Reporting from MWC26 in Barcelona highlights industry focus on AI-driven digital fraud, with vendors and operators emphasizing detection, verification, and network-level mitigation. Coverage frames fraud as a cross-sector problem requiring cooperation among telcos, platforms, and financial institutions as automation scales attacks.

Coverage of Mobile World Congress 2026 in Barcelona captured growing alarm among network operators, vendors, and security providers about the intersection of large-scale automation, AI agent platforms, and telecom fraud. Multiple sessions showcased vendor announcements and research into network-level mitigation techniques—signaling analysis, caller authentication upgrades, and real-time anomaly detection—to blunt automated abuse of signaling protocols and SIM/identity-based fraud.

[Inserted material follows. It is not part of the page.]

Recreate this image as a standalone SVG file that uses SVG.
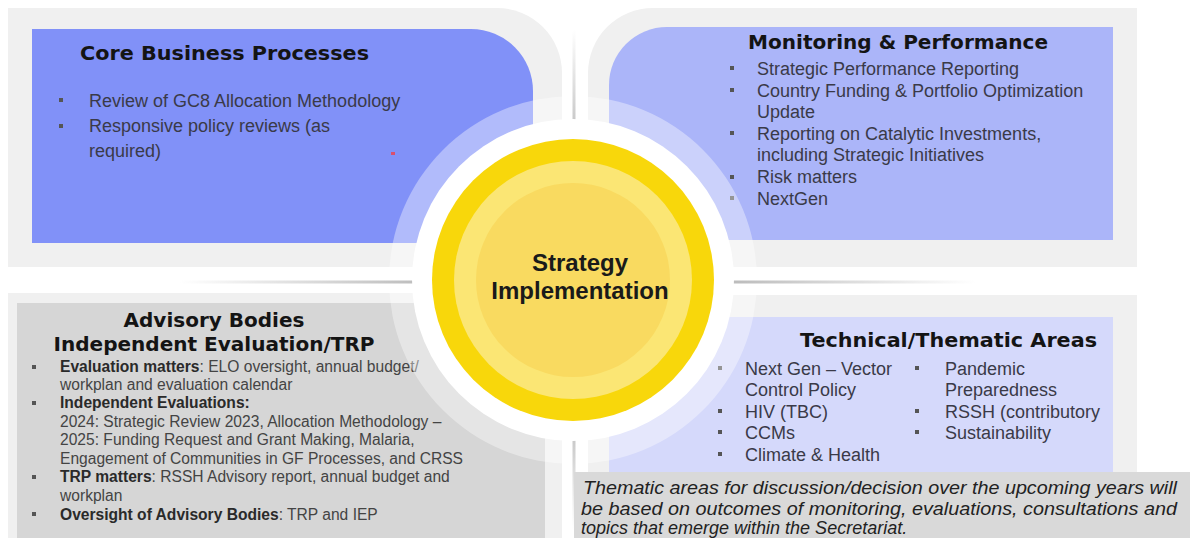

Speakers stressed that AI enables fraudsters to scale hyper-personalized social engineering and agentic call campaigns, complicating trust models for voice and messaging channels. Several panelists called for standardized telemetry sharing, improved attestation and verification frameworks for digital identity, and cooperative threat intelligence between carriers, cloud platforms, and banks to trace funds and block laundering paths. The reporting emphasized practical pilots under way to integrate telecom signals with platform-level fraud scoring and financial-sector transaction monitoring, treating fraud as a systemic risk that spans infrastructure, application, and customer-facing layers. Industry sources urged accelerated cross-sector coordination to keep pace with rapidly evolving automated abuse.